**WHAT YOU ARE ASKED TO DO:** Return all of the data exactly, with nothing left out but the pictures.

**DATA SEGMENT:**

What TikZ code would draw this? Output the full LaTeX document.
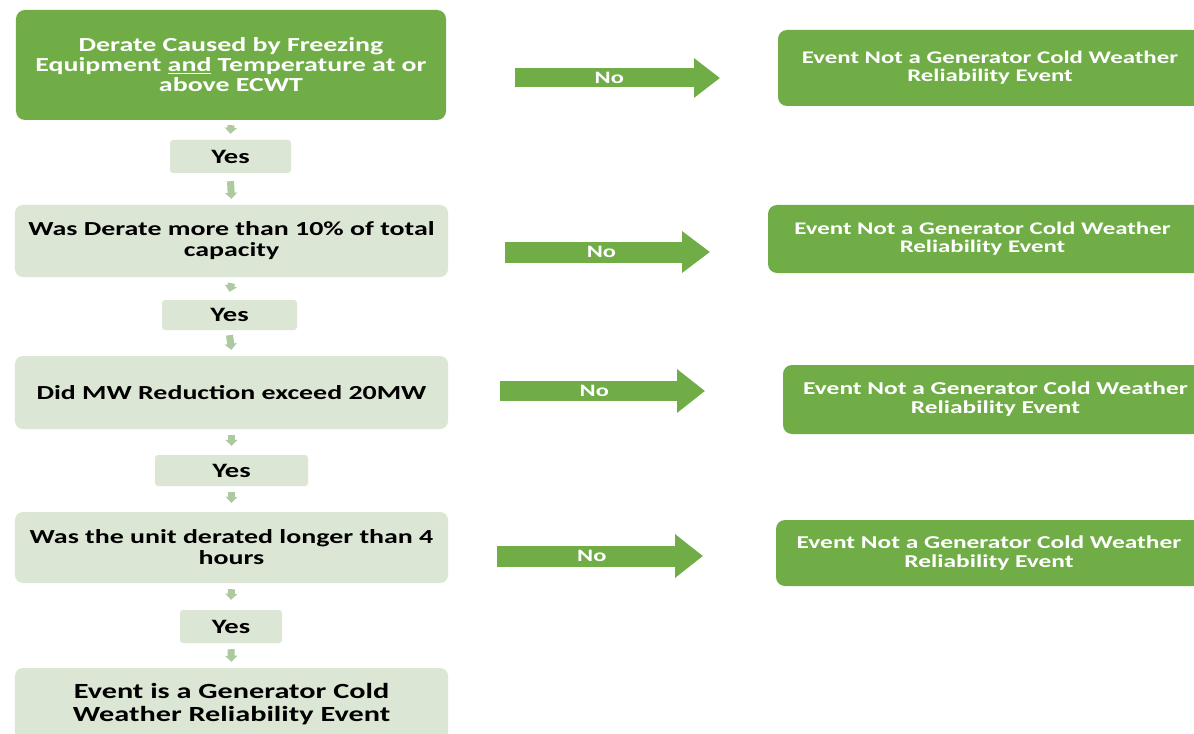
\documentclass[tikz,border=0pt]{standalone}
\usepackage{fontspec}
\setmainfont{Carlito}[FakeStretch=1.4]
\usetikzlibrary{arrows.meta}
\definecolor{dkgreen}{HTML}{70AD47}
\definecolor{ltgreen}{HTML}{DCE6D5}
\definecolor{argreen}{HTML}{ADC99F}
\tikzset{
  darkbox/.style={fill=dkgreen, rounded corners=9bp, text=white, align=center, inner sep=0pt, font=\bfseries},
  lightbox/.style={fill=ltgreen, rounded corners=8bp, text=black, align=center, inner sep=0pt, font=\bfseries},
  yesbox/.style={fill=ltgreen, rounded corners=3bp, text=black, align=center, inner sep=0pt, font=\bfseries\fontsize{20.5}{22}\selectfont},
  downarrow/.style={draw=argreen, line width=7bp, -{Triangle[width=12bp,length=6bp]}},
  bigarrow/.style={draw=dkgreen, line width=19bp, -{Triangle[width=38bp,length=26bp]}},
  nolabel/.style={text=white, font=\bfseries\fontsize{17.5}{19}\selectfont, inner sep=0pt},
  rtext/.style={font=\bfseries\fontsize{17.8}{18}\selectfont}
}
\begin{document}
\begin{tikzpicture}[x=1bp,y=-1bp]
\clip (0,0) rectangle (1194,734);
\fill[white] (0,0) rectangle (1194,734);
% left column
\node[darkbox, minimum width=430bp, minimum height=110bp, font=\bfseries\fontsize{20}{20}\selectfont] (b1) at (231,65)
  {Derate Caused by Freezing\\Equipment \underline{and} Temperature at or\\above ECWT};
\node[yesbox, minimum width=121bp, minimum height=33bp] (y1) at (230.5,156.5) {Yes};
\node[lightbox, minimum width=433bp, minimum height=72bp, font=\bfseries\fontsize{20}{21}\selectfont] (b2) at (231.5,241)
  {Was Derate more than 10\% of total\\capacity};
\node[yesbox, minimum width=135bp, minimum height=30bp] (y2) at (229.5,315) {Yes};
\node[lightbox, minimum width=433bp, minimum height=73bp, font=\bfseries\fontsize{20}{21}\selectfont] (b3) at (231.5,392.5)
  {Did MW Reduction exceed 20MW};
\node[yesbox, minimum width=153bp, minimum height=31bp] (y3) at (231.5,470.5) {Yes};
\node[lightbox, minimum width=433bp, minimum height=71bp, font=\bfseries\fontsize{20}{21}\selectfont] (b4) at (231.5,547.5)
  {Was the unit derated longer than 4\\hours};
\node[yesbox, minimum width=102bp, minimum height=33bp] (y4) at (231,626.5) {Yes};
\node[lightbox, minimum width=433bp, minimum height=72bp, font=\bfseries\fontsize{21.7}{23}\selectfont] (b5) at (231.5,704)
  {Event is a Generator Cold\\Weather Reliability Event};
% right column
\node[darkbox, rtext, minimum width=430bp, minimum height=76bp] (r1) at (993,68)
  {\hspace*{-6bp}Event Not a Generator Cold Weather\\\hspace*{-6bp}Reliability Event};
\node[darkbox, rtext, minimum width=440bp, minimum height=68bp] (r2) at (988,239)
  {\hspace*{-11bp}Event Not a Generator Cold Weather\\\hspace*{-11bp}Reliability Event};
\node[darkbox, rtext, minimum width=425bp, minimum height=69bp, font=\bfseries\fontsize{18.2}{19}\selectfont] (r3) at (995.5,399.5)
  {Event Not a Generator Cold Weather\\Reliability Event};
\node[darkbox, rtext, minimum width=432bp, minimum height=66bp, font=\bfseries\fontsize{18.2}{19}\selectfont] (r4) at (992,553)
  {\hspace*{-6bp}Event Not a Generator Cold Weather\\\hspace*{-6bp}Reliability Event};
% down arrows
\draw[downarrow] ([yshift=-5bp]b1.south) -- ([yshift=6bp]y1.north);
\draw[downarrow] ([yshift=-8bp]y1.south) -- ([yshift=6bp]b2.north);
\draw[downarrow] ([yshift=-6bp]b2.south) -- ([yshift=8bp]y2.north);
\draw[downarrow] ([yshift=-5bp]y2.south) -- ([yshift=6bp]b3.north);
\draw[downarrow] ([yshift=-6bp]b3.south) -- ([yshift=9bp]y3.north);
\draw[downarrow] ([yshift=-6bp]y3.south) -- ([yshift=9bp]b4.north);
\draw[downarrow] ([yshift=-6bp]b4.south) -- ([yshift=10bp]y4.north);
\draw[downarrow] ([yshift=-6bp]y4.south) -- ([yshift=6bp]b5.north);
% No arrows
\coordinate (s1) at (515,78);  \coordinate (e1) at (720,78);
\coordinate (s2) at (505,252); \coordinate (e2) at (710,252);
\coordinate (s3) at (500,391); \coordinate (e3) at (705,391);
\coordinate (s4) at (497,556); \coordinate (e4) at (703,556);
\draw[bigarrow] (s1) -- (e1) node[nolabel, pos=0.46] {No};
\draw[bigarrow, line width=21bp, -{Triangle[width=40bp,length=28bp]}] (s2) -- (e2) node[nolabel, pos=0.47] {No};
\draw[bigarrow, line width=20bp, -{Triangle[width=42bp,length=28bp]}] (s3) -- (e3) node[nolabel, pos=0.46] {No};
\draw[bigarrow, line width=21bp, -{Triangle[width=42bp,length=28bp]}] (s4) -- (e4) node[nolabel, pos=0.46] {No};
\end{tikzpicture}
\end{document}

**REPLY TO THE EXERCISE:**
What TikZ code would draw this? Output the full LaTeX document.
\documentclass[tikz,border=0pt]{standalone}
\usepackage{fontspec}
\setmainfont{Carlito}[FakeStretch=1.4]
\usetikzlibrary{arrows.meta}
\definecolor{dkgreen}{HTML}{70AD47}
\definecolor{ltgreen}{HTML}{DCE6D5}
\definecolor{argreen}{HTML}{ADC99F}
\tikzset{
  darkbox/.style={fill=dkgreen, rounded corners=9bp, text=white, align=center, inner sep=0pt, font=\bfseries},
  lightbox/.style={fill=ltgreen, rounded corners=8bp, text=black, align=center, inner sep=0pt, font=\bfseries},
  yesbox/.style={fill=ltgreen, rounded corners=3bp, text=black, align=center, inner sep=0pt, font=\bfseries\fontsize{20.5}{22}\selectfont},
  downarrow/.style={draw=argreen, line width=7bp, -{Triangle[width=12bp,length=6bp]}},
  bigarrow/.style={draw=dkgreen, line width=19bp, -{Triangle[width=38bp,length=26bp]}},
  nolabel/.style={text=white, font=\bfseries\fontsize{17.5}{19}\selectfont, inner sep=0pt},
  rtext/.style={font=\bfseries\fontsize{17.8}{18}\selectfont}
}
\begin{document}
\begin{tikzpicture}[x=1bp,y=-1bp]
\clip (0,0) rectangle (1194,734);
\fill[white] (0,0) rectangle (1194,734);
% left column
\node[darkbox, minimum width=430bp, minimum height=110bp, font=\bfseries\fontsize{20}{20}\selectfont] (b1) at (231,65)
  {Derate Caused by Freezing\\Equipment \underline{and} Temperature at or\\above ECWT};
\node[yesbox, minimum width=121bp, minimum height=33bp] (y1) at (230.5,156.5) {Yes};
\node[lightbox, minimum width=433bp, minimum height=72bp, font=\bfseries\fontsize{20}{21}\selectfont] (b2) at (231.5,241)
  {Was Derate more than 10\% of total\\capacity};
\node[yesbox, minimum width=135bp, minimum height=30bp] (y2) at (229.5,315) {Yes};
\node[lightbox, minimum width=433bp, minimum height=73bp, font=\bfseries\fontsize{20}{21}\selectfont] (b3) at (231.5,392.5)
  {Did MW Reduction exceed 20MW};
\node[yesbox, minimum width=153bp, minimum height=31bp] (y3) at (231.5,470.5) {Yes};
\node[lightbox, minimum width=433bp, minimum height=71bp, font=\bfseries\fontsize{20}{21}\selectfont] (b4) at (231.5,547.5)
  {Was the unit derated longer than 4\\hours};
\node[yesbox, minimum width=102bp, minimum height=33bp] (y4) at (231,626.5) {Yes};
\node[lightbox, minimum width=433bp, minimum height=72bp, font=\bfseries\fontsize{21.7}{23}\selectfont] (b5) at (231.5,704)
  {Event is a Generator Cold\\Weather Reliability Event};
% right column
\node[darkbox, rtext, minimum width=430bp, minimum height=76bp] (r1) at (993,68)
  {\hspace*{-6bp}Event Not a Generator Cold Weather\\\hspace*{-6bp}Reliability Event};
\node[darkbox, rtext, minimum width=440bp, minimum height=68bp] (r2) at (988,239)
  {\hspace*{-11bp}Event Not a Generator Cold Weather\\\hspace*{-11bp}Reliability Event};
\node[darkbox, rtext, minimum width=425bp, minimum height=69bp, font=\bfseries\fontsize{18.2}{19}\selectfont] (r3) at (995.5,399.5)
  {Event Not a Generator Cold Weather\\Reliability Event};
\node[darkbox, rtext, minimum width=432bp, minimum height=66bp, font=\bfseries\fontsize{18.2}{19}\selectfont] (r4) at (992,553)
  {\hspace*{-6bp}Event Not a Generator Cold Weather\\\hspace*{-6bp}Reliability Event};
% down arrows
\draw[downarrow] ([yshift=-5bp]b1.south) -- ([yshift=6bp]y1.north);
\draw[downarrow] ([yshift=-8bp]y1.south) -- ([yshift=6bp]b2.north);
\draw[downarrow] ([yshift=-6bp]b2.south) -- ([yshift=8bp]y2.north);
\draw[downarrow] ([yshift=-5bp]y2.south) -- ([yshift=6bp]b3.north);
\draw[downarrow] ([yshift=-6bp]b3.south) -- ([yshift=9bp]y3.north);
\draw[downarrow] ([yshift=-6bp]y3.south) -- ([yshift=9bp]b4.north);
\draw[downarrow] ([yshift=-6bp]b4.south) -- ([yshift=10bp]y4.north);
\draw[downarrow] ([yshift=-6bp]y4.south) -- ([yshift=6bp]b5.north);
% No arrows
\coordinate (s1) at (515,78);  \coordinate (e1) at (720,78);
\coordinate (s2) at (505,252); \coordinate (e2) at (710,252);
\coordinate (s3) at (500,391); \coordinate (e3) at (705,391);
\coordinate (s4) at (497,556); \coordinate (e4) at (703,556);
\draw[bigarrow] (s1) -- (e1) node[nolabel, pos=0.46] {No};
\draw[bigarrow, line width=21bp, -{Triangle[width=40bp,length=28bp]}] (s2) -- (e2) node[nolabel, pos=0.47] {No};
\draw[bigarrow, line width=20bp, -{Triangle[width=42bp,length=28bp]}] (s3) -- (e3) node[nolabel, pos=0.46] {No};
\draw[bigarrow, line width=21bp, -{Triangle[width=42bp,length=28bp]}] (s4) -- (e4) node[nolabel, pos=0.46] {No};
\end{tikzpicture}
\end{document}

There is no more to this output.